**Entries shown**
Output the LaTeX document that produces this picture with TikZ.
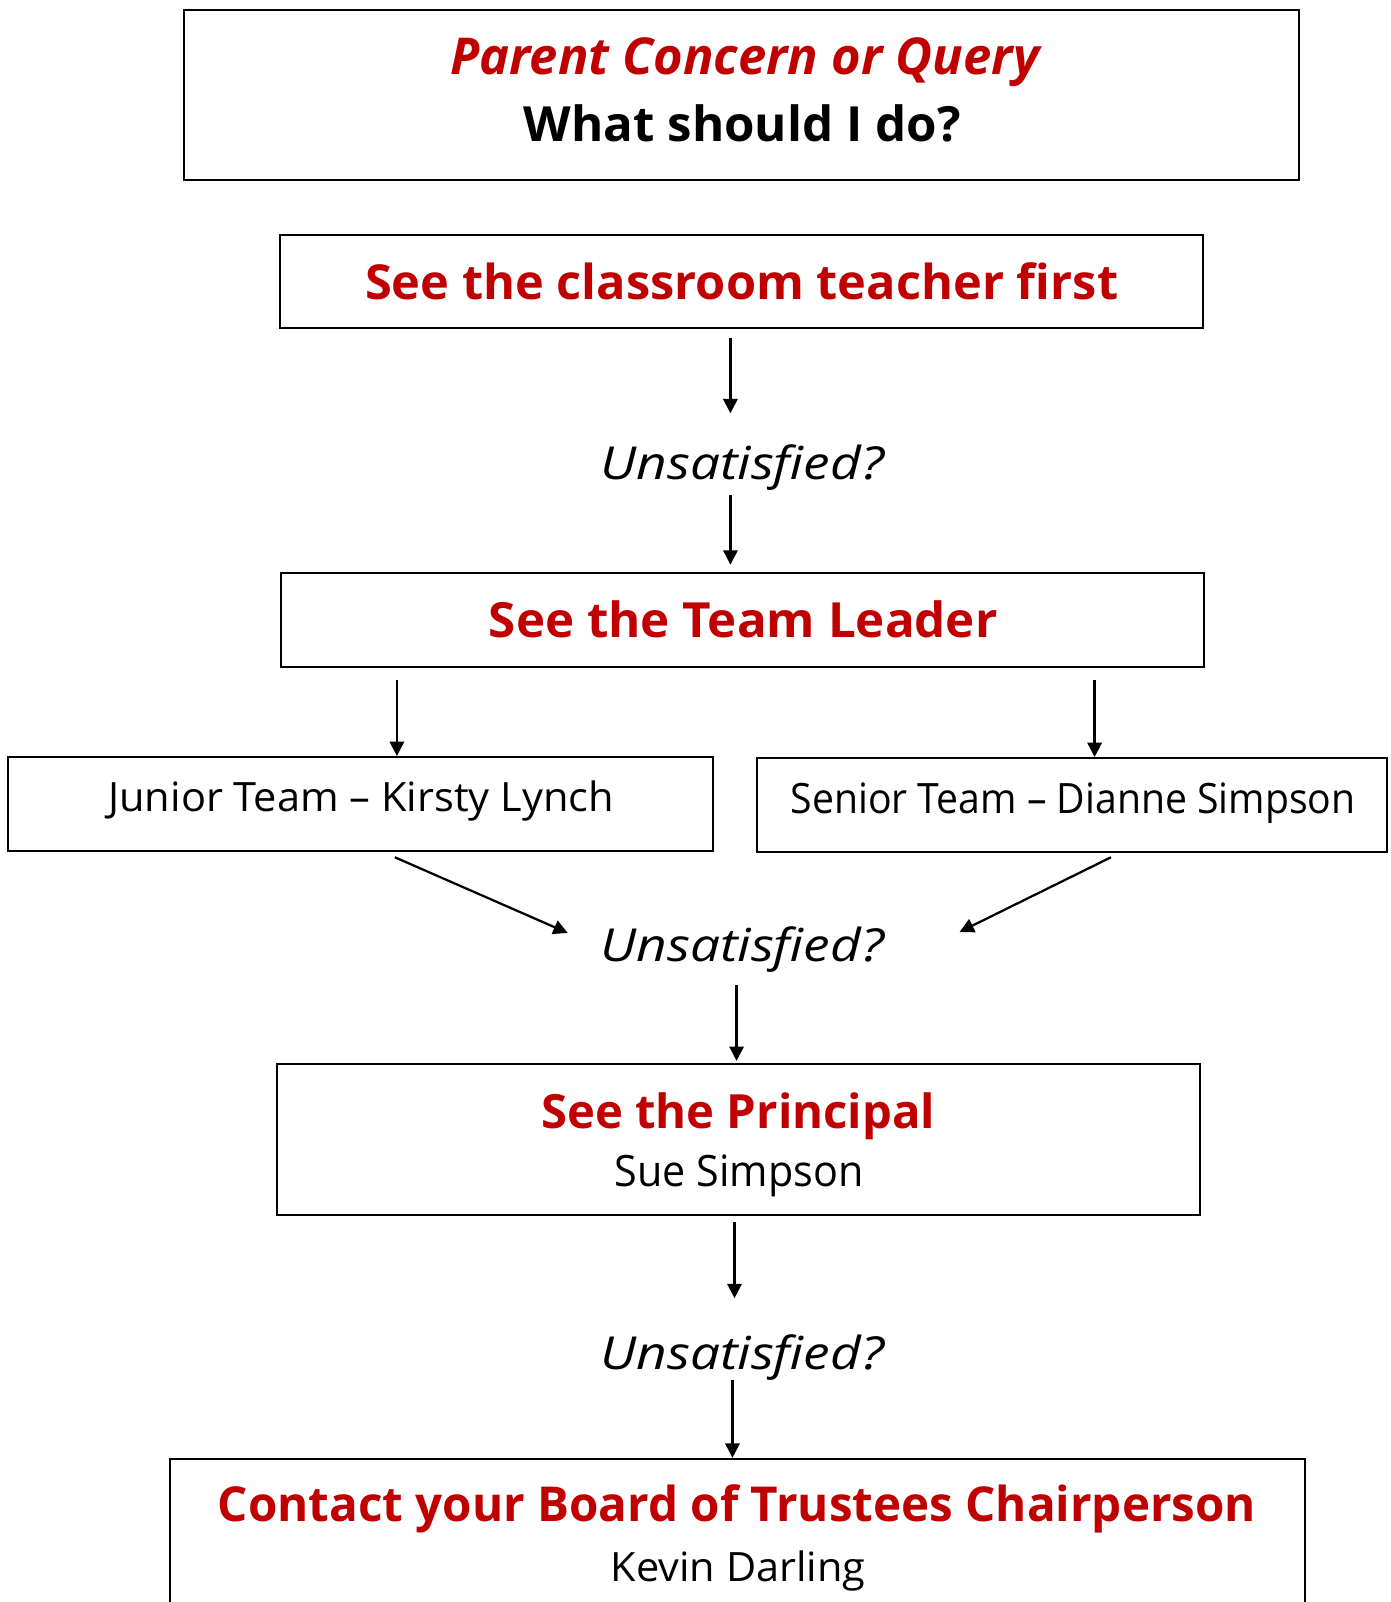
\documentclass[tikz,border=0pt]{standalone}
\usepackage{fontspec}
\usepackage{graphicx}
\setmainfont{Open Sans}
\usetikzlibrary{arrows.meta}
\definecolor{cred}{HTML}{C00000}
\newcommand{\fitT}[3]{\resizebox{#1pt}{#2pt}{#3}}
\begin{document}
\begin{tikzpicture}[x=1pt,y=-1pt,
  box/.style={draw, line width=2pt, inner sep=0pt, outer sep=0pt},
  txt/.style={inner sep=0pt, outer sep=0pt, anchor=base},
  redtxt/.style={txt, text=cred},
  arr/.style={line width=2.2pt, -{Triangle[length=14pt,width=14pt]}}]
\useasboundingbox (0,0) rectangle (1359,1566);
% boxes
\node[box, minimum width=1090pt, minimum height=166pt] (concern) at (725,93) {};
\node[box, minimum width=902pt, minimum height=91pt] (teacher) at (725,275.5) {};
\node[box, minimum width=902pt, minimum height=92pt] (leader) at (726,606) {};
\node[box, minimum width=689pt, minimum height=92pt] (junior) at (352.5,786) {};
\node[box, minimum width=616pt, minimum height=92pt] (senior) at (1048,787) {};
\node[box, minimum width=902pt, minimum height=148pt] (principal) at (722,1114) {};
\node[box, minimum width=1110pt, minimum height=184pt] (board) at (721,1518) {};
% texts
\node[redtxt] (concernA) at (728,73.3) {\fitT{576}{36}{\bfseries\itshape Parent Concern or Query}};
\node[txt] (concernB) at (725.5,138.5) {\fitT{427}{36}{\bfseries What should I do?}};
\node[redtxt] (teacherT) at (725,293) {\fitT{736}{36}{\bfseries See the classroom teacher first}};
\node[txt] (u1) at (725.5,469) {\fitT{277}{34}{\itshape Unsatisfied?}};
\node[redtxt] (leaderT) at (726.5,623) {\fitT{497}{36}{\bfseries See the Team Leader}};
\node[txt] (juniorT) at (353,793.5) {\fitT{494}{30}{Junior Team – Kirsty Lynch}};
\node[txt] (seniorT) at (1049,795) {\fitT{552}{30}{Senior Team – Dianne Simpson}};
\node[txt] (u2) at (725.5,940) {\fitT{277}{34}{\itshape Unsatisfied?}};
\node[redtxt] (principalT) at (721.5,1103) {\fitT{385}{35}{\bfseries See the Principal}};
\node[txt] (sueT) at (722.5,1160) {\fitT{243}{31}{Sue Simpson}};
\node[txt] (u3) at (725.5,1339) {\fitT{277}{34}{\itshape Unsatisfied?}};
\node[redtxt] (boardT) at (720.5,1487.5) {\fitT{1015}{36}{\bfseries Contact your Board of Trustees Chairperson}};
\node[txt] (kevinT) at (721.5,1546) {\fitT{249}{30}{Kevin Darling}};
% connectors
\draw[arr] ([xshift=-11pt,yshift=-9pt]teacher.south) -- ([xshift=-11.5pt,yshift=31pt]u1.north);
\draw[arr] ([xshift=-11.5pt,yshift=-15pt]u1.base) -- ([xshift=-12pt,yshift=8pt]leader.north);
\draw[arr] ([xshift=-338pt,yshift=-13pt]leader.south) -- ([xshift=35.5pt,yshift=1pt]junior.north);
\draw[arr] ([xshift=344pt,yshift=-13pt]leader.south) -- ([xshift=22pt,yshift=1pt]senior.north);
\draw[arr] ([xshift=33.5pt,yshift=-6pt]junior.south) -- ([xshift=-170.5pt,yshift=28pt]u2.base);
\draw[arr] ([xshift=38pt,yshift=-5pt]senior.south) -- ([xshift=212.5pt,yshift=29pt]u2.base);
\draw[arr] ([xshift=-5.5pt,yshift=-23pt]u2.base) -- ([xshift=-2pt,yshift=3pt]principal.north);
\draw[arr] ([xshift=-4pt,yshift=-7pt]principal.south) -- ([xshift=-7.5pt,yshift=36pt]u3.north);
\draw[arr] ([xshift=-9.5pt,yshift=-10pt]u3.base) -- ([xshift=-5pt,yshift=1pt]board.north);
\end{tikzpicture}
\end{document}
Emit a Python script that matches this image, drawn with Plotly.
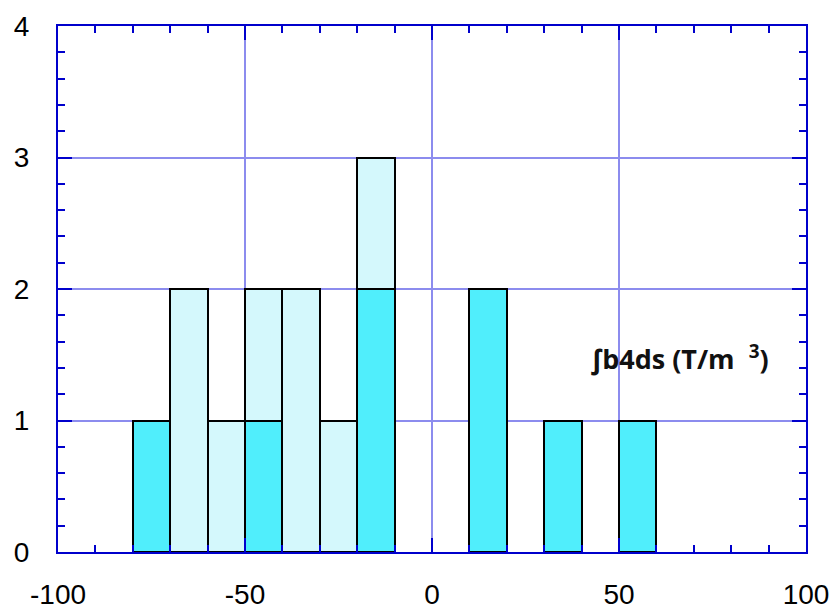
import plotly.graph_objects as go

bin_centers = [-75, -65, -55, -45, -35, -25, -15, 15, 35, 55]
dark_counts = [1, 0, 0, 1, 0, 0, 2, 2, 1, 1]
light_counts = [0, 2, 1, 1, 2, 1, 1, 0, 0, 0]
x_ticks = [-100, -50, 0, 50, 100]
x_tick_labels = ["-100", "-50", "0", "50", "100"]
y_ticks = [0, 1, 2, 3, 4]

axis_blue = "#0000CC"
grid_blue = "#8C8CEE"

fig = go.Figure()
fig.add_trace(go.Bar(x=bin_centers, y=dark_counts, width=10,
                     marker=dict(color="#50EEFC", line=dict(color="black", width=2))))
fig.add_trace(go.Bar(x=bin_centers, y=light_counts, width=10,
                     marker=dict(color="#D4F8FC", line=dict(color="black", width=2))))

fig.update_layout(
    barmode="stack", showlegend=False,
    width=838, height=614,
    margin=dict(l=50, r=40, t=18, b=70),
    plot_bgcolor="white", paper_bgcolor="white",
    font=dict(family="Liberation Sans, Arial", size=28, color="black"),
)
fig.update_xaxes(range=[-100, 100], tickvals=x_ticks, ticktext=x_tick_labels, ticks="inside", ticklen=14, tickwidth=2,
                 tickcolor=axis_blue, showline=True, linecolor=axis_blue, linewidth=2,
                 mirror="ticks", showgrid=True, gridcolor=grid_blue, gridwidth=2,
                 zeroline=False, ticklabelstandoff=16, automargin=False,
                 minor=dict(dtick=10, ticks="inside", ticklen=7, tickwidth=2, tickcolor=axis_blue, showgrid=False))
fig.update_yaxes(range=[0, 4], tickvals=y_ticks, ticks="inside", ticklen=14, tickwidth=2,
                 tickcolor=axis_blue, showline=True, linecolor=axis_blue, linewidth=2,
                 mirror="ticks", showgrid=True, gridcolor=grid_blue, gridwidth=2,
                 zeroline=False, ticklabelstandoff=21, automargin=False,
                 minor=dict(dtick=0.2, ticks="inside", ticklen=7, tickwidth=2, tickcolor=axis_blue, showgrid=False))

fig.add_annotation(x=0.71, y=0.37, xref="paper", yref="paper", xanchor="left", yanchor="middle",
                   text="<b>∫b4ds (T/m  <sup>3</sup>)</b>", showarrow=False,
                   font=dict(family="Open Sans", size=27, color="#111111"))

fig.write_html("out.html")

**Exercise description**
Above are some records; quote exactly and only the lines that begin at the line containing "Emit a Python" and stop after the line containing "import plotly.graph_objects as go", leaving out the pictures.

**Exercise solution**
Emit a Python script that matches this image, drawn with Plotly.
import plotly.graph_objects as go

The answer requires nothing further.